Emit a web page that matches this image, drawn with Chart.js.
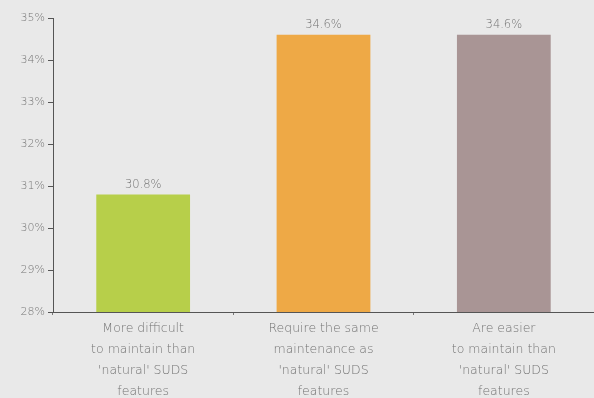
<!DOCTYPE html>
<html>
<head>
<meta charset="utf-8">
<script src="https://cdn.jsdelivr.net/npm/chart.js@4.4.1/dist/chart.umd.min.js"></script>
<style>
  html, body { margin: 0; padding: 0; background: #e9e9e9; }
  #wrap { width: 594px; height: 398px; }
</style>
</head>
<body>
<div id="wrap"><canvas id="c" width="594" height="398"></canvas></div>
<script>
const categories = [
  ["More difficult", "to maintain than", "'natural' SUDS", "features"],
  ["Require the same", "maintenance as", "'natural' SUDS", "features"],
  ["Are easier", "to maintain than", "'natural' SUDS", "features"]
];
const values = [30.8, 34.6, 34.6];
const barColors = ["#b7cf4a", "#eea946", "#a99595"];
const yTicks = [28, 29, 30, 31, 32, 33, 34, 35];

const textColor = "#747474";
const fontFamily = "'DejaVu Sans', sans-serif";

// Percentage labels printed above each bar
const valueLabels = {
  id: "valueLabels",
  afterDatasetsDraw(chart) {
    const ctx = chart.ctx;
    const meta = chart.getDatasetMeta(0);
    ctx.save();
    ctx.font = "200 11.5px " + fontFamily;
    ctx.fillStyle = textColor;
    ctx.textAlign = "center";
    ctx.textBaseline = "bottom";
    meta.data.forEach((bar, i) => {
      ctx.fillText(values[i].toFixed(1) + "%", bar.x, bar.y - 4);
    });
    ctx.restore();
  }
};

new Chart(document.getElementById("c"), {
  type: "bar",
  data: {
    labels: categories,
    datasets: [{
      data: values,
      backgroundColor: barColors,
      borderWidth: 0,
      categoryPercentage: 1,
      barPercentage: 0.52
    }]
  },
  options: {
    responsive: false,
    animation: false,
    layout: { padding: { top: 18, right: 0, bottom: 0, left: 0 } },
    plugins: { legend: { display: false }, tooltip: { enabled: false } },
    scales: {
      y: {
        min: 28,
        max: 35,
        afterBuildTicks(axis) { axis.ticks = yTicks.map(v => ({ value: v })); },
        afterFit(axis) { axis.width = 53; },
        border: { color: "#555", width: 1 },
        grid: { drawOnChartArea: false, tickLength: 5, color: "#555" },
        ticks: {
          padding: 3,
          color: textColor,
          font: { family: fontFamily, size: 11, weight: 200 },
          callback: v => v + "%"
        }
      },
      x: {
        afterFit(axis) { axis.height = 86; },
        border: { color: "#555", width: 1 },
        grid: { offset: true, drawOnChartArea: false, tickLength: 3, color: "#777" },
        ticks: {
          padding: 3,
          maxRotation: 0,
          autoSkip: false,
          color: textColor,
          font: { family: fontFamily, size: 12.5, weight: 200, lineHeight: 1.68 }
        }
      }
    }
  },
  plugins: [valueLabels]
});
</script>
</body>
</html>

+-------+

DO THIS:
Write the listing above out again exactly, dropping each image.

THE REPLY:
Emit a web page that matches this image, drawn with Chart.js.
<!DOCTYPE html>
<html>
<head>
<meta charset="utf-8">
<script src="https://cdn.jsdelivr.net/npm/chart.js@4.4.1/dist/chart.umd.min.js"></script>
<style>
  html, body { margin: 0; padding: 0; background: #e9e9e9; }
  #wrap { width: 594px; height: 398px; }
</style>
</head>
<body>
<div id="wrap"><canvas id="c" width="594" height="398"></canvas></div>
<script>
const categories = [
  ["More difficult", "to maintain than", "'natural' SUDS", "features"],
  ["Require the same", "maintenance as", "'natural' SUDS", "features"],
  ["Are easier", "to maintain than", "'natural' SUDS", "features"]
];
const values = [30.8, 34.6, 34.6];
const barColors = ["#b7cf4a", "#eea946", "#a99595"];
const yTicks = [28, 29, 30, 31, 32, 33, 34, 35];

const textColor = "#747474";
const fontFamily = "'DejaVu Sans', sans-serif";

// Percentage labels printed above each bar
const valueLabels = {
  id: "valueLabels",
  afterDatasetsDraw(chart) {
    const ctx = chart.ctx;
    const meta = chart.getDatasetMeta(0);
    ctx.save();
    ctx.font = "200 11.5px " + fontFamily;
    ctx.fillStyle = textColor;
    ctx.textAlign = "center";
    ctx.textBaseline = "bottom";
    meta.data.forEach((bar, i) => {
      ctx.fillText(values[i].toFixed(1) + "%", bar.x, bar.y - 4);
    });
    ctx.restore();
  }
};

new Chart(document.getElementById("c"), {
  type: "bar",
  data: {
    labels: categories,
    datasets: [{
      data: values,
      backgroundColor: barColors,
      borderWidth: 0,
      categoryPercentage: 1,
      barPercentage: 0.52
    }]
  },
  options: {
    responsive: false,
    animation: false,
    layout: { padding: { top: 18, right: 0, bottom: 0, left: 0 } },
    plugins: { legend: { display: false }, tooltip: { enabled: false } },
    scales: {
      y: {
        min: 28,
        max: 35,
        afterBuildTicks(axis) { axis.ticks = yTicks.map(v => ({ value: v })); },
        afterFit(axis) { axis.width = 53; },
        border: { color: "#555", width: 1 },
        grid: { drawOnChartArea: false, tickLength: 5, color: "#555" },
        ticks: {
          padding: 3,
          color: textColor,
          font: { family: fontFamily, size: 11, weight: 200 },
          callback: v => v + "%"
        }
      },
      x: {
        afterFit(axis) { axis.height = 86; },
        border: { color: "#555", width: 1 },
        grid: { offset: true, drawOnChartArea: false, tickLength: 3, color: "#777" },
        ticks: {
          padding: 3,
          maxRotation: 0,
          autoSkip: false,
          color: textColor,
          font: { family: fontFamily, size: 12.5, weight: 200, lineHeight: 1.68 }
        }
      }
    }
  },
  plugins: [valueLabels]
});
</script>
</body>
</html>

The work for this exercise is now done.